Um comitê composto de pessoas competentes e dispostas a trabalhar com seriedade poderá realizar um trabalho criativo, se abandonar preconceitos e levar em conta a experiência acumulada pelo menos desde o início dos anos 90.

Essa experiência proporciona pelo menos alguns ensinamentos seguros e importantes. Quatro pontos merecem consideração preliminar: 1) qualquer política de valorização salarial é inútil quando não se controla a inflação; 2) é preciso pensar não só na elevação do salário mínimo, mas também na expansão da massa de rendimentos - que depende da criação de empregos e não da aprovação de leis ou decretos; 3) o maior impedimento à elevação do piso salarial não está no setor privado, mas no setor público, especialmente na Previdência; 4) não adianta fixar objetivos em moeda estrangeira, especialmente num regime de câmbio flutuante.

O salário mínimo de R$ 300 que entrou em vigor ontem equivale, pelo câmbio do início da semana passada, a cerca de US$ 118. Há um ano, o mesmo valor em moeda nacional corresponderia a cerca de US$ 103. Pelo câmbio, o piso salarial teria subido 14,5%. Mas qual teria sido, de fato, a evolução do poder de compra do trabalhador?

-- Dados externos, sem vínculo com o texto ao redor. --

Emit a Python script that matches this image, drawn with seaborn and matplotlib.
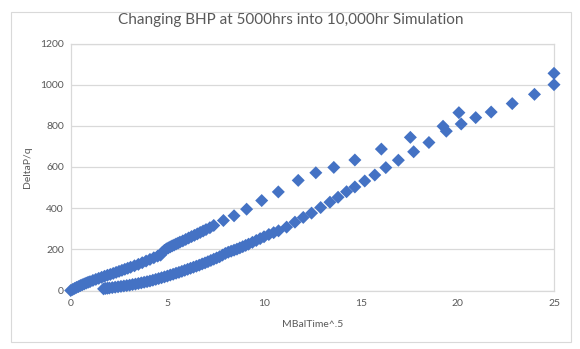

Teria caído. Os R$ 300 de um ano atrás teriam poder de compra maior que o de hoje, no mercado interno, já que ocorreu, nos últimos 12 meses, uma inflação de aproximadamente 7,5%. Este é um exemplo de como se pode gastar energia com discussões inúteis. Além do mais, é possível que um câmbio menos valorizado tivesse estimulado mais exportações e mais investimentos, com maior geração de empregos. Mas qual teria sido a inflação? A combinação dessas questões mostra que um debate realista vai muito além da retórica habitual. Esse realismo é o que se deve cobrar do novo comitê.